Before you clone your posts, you may want to make some changes to the job description, application questions, job naming or other job-specific changes. You'll make those changes in the "parent" post (the source of your clones).

But you may already have dozens of posts that you duplicated previously. Those will need to be removed and recreated with your latest changes/updates. We also re-clone the job posts on a regular basis to "top-post" them at the various job boards, so they get more attention after they've aged off and gone "below the margin" on those boards.

To delete and reset your job posts, a preparatory step before re-duplicating (cloning) posts, you can use the following syntax, making sure to use the job_id, not the app_id here. Using the example from the previous section, that would be:

 ./post-job.py --reset-all 123456 --headless

This will then go through job_id: 123456, remove all posts that are not "parent posts", leaving you with post 543210 (in keeping with the previous example, our parent to be cloned from).

Once your posts have been removed, you can then duplicate them using the steps in the previous secton.

At the moment, this is a two-step process, while we work out how to limit (using the --limit flag described earlier), to filter those posts.

  1. Remove duplicated posts, leaving only the parent post(s) (using --reset-all)
  2. Re-duplicate your job posts based on those parent post(s) (using --limit where needed)

Supported Browsers


Default browser is Chrome but you can alternatively pass the --browser firefox option.

This was only tested on Chrome, but may also work with Firefox. YMMV, but report issues you find and we'll fix it!

Available Regions


The available regions are americas, emea and apac. Please DO NOT update the list of cities in those regions directly in the source file without explicit discussion and approval.

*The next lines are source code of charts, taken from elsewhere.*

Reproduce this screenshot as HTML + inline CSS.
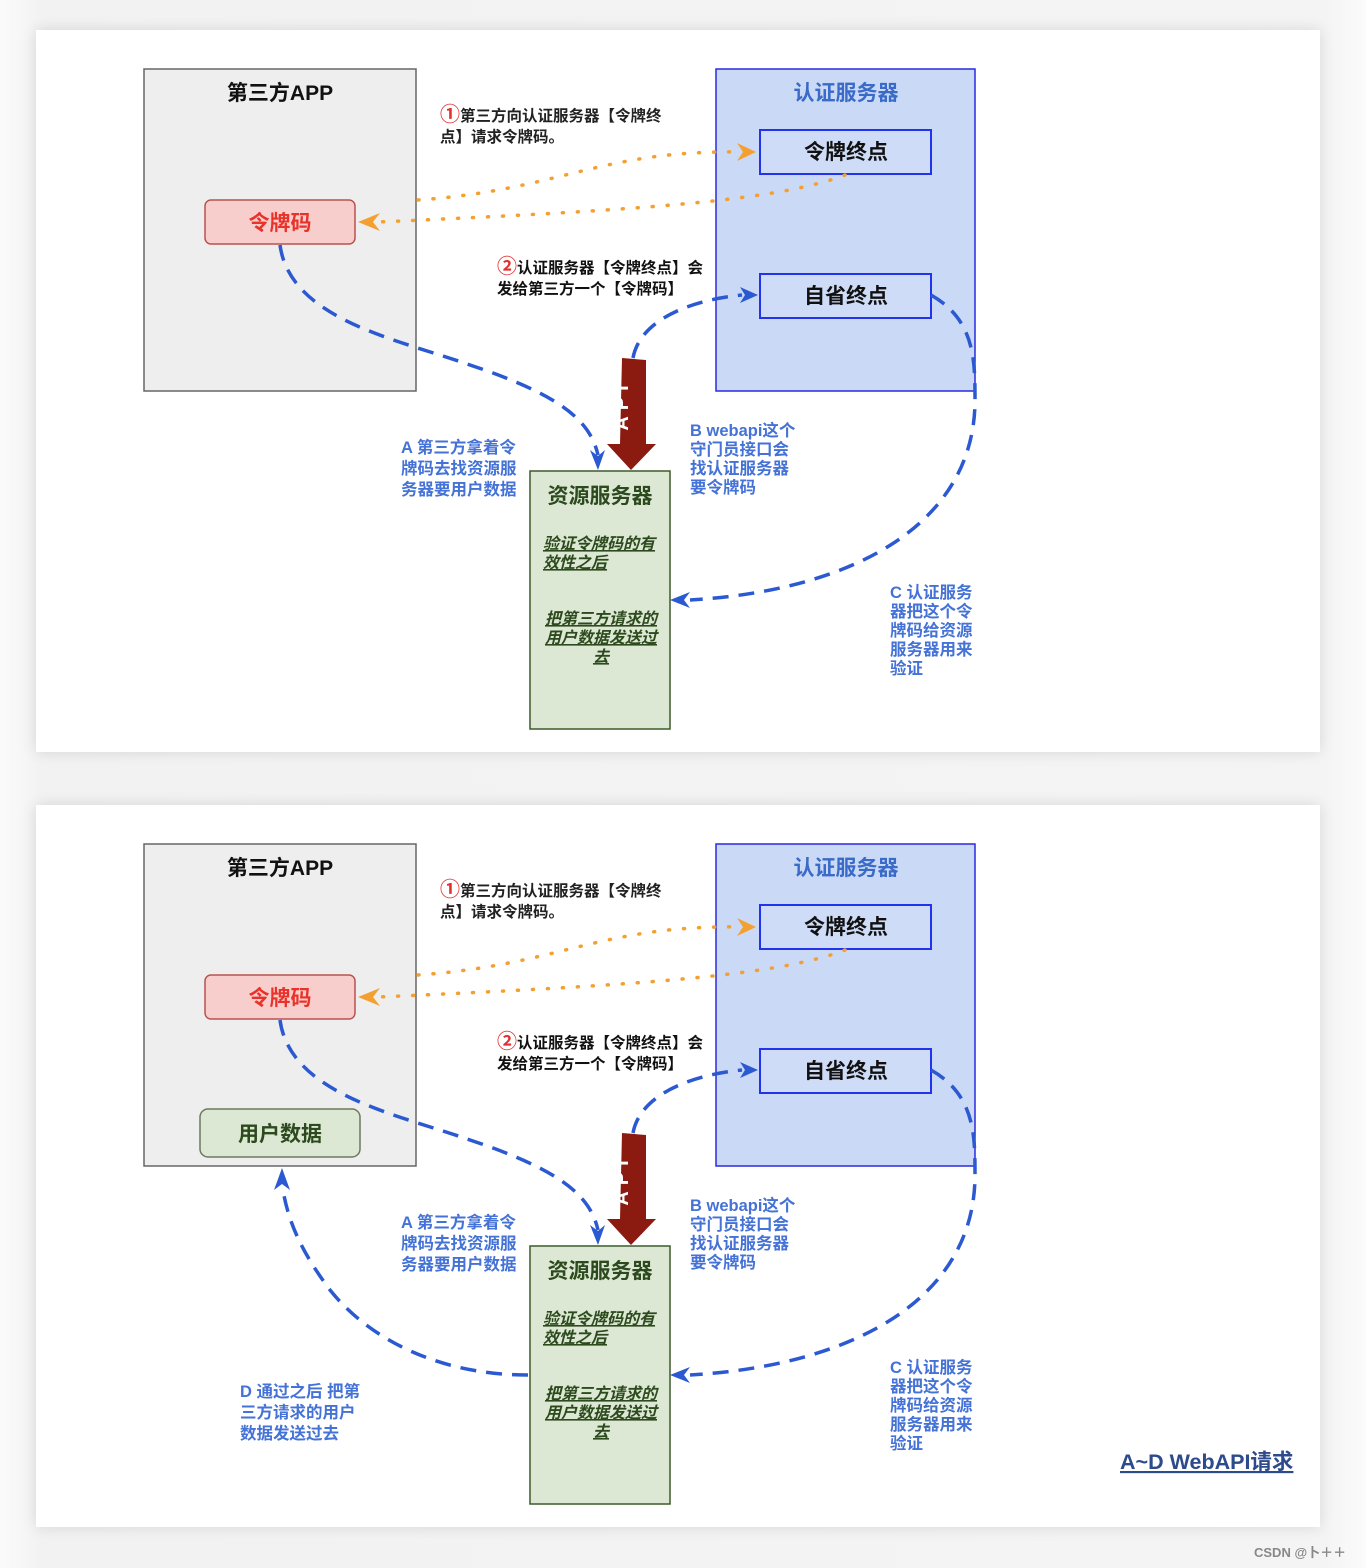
<!DOCTYPE html>
<html><head><meta charset="utf-8"><style>
html,body{margin:0;padding:0;background:#fff;}
body{width:1366px;height:1568px;position:relative;overflow:hidden;background:linear-gradient(90deg,#fbfbfb,#f2f2f2 3%,#f4f4f4 97%,#fbfbfb);}
.panel{position:absolute;left:36px;width:1284px;height:722px;background:#fff;box-shadow:0 0 14px rgba(0,0,0,0.12);}
svg{position:absolute;left:0;top:0;}
text{font-family:"Liberation Sans","Noto Sans CJK SC",sans-serif;font-weight:bold;}
</style></head><body>
<div class="panel" style="top:30px"></div>
<div class="panel" style="top:805px"></div>
<svg width="1366" height="1568" viewBox="0 0 1366 1568">
<defs>
<g id="d">
 <rect x="144" y="69" width="272" height="322" fill="#eeeeee" stroke="#666" stroke-width="1.5"/>
 <text x="280" y="100" font-size="21" text-anchor="middle" fill="#111">第三方APP</text>
 <rect x="205" y="200" width="150" height="44" rx="6" fill="#f8cecc" stroke="#b85450" stroke-width="1.5"/>
 <text x="280" y="230" font-size="21" text-anchor="middle" fill="#e8322a">令牌码</text>
 <rect x="716" y="69" width="259" height="322" fill="#cad9f5" stroke="#2a2ae0" stroke-width="1.5"/>
 <text x="846" y="100" font-size="21" text-anchor="middle" fill="#3a6bc9">认证服务器</text>
 <rect x="760" y="130" width="171" height="44" fill="#cfdcf7" stroke="#2233ee" stroke-width="2"/>
 <text x="846" y="159" font-size="21" text-anchor="middle" fill="#111">令牌终点</text>
 <rect x="760" y="274" width="171" height="44" fill="#cfdcf7" stroke="#2233ee" stroke-width="2"/>
 <text x="846" y="303" font-size="21" text-anchor="middle" fill="#111">自省终点</text>
 <rect x="530" y="471" width="140" height="258" fill="#dce8d4" stroke="#3d5a2b" stroke-width="1.5"/>
 <text x="600" y="503" font-size="21" text-anchor="middle" fill="#2d4a1e">资源服务器</text>
 <g font-size="16" font-style="italic" fill="#2d4a1e" text-decoration="underline">
  <text x="543" y="549">验证令牌码的有</text>
  <text x="543" y="568">效性之后</text>
  <text x="601" y="624" text-anchor="middle">把第三方请求的</text>
  <text x="601" y="643" text-anchor="middle">用户数据发送过</text>
  <text x="601" y="662" text-anchor="middle">去</text>
 </g>
 <path d="M418 200 C560 190 600 150 740 152" fill="none" stroke="#f4a031" stroke-width="3.5" stroke-dasharray="1 14" stroke-linecap="round"/>
 <path d="M737 143 L756 152 L737 161 L743 152Z" fill="#f4a031"/>
 <path d="M845 175 C780 200 650 210 378 222" fill="none" stroke="#f4a031" stroke-width="3.5" stroke-dasharray="1 14" stroke-linecap="round"/>
 <path d="M380 213 L358 222 L380 231 L373 222Z" fill="#f4a031"/>
 <g fill="none" stroke="#2b59d1" stroke-width="3.5" stroke-dasharray="16 10">
  <path d="M280 245 C290 320 400 340 470 365 C560 395 590 420 598 455"/>
  <path d="M633 358 C640 320 690 300 742 295"/>
  <path d="M931 295 C975 320 975 360 975 400 C975 520 860 590 690 600"/>
 </g>
 <path d="M590 450 L598 470 L605 450 L598 456Z" fill="#2b59d1"/>
 <path d="M740 287 L758 295 L740 303 L745 295Z" fill="#2b59d1"/>
 <path d="M690 592 L670 600 L690 608 L684 600Z" fill="#2b59d1"/>
 <path d="M622 358 L646 360 L646 444 L656 444 L631 470 L607 444 L620 444Z" fill="#8b1a10"/>
 <text transform="translate(628,405) rotate(-90)" font-size="20" font-weight="normal" fill="#fff" text-anchor="middle" letter-spacing="6">API</text>
 <text x="440" y="121" font-size="20" font-weight="normal" fill="#e03030">①</text>
 <text x="460" y="121" font-size="15.5" fill="#222">第三方向认证服务器【令牌终</text>
 <text x="440" y="142" font-size="15.5" fill="#222">点】请求令牌码。</text>
 <text x="497" y="273" font-size="20" font-weight="normal" fill="#e03030">②</text>
 <text x="517" y="273" font-size="15.5" fill="#111">认证服务器【令牌终点】会</text>
 <text x="497" y="294" font-size="15.5" fill="#111">发给第三方一个【令牌码】</text>
 <g font-size="16.5" fill="#4472d6">
  <text x="401" y="453">A 第三方拿着令</text>
  <text x="401" y="474">牌码去找资源服</text>
  <text x="401" y="495">务器要用户数据</text>
  <text x="690" y="436">B webapi这个</text>
  <text x="690" y="455">守门员接口会</text>
  <text x="690" y="474">找认证服务器</text>
  <text x="690" y="493">要令牌码</text>
  <text x="890" y="598">C 认证服务</text>
  <text x="890" y="617">器把这个令</text>
  <text x="890" y="636">牌码给资源</text>
  <text x="890" y="655">服务器用来</text>
  <text x="890" y="674">验证</text>
 </g>
</g>
</defs>
<use href="#d"/>
<use href="#d" transform="translate(0,775)"/>
<rect x="200" y="1109" width="160" height="48" rx="8" fill="#dce8d4" stroke="#6a7a5e" stroke-width="1.5"/>
<text x="280" y="1141" font-size="21" text-anchor="middle" fill="#2d4a1e">用户数据</text>
<path d="M528 1375 C440 1375 370 1340 330 1290 C300 1250 288 1220 283 1190" fill="none" stroke="#2b59d1" stroke-width="3.5" stroke-dasharray="16 10"/>
<path d="M274 1190 L282 1168 L290 1190 L282 1184Z" fill="#2b59d1"/>
<g font-size="16.5" fill="#4472d6">
 <text x="240" y="1397">D 通过之后 把第</text>
 <text x="240" y="1418">三方请求的用户</text>
 <text x="240" y="1439">数据发送过去</text>
</g>
<text x="1120" y="1469" font-size="21.5" fill="#2c4a8c" text-decoration="underline">A~D WebAPI请求</text>
<text x="1254" y="1557" font-size="13" font-weight="normal" fill="#888">CSDN @卜＋＋</text>
</svg>
</body></html>
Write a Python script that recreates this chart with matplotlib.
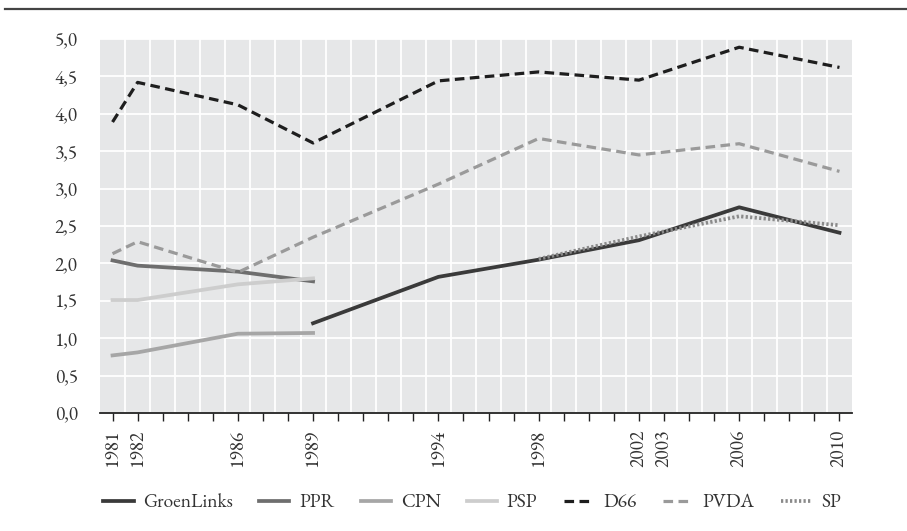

Additional Troubleshooting


If you see an error that looks like:

Traceback (most recent call last):
  File "env/lib/python3.8/site-packages/selenium/webdriver/common/service.py", line 72, in start
    self.process = subprocess.Popen(cmd, env=self.env,
  File "/usr/lib/python3.8/subprocess.py", line 858, in __init__
    self._execute_child(args, executable, preexec_fn, close_fds,
  File "/usr/lib/python3.8/subprocess.py", line 1704, in _execute_child
    raise child_exception_type(errno_num, err_msg, err_filename)
FileNotFoundError: [Errno 2] No such file or directory: 'chromedriver'

This means you haven't yet given the path to chromedriver on your system. If you put this in a location already in $PATH, it should work, but some like to put these in directories not in the path (such as /opt/bin/), and that would need to be exported, as follows:

 export PATH=$PATH:/opt/bin

Then re-running the same post-jobs.py command will work as expected.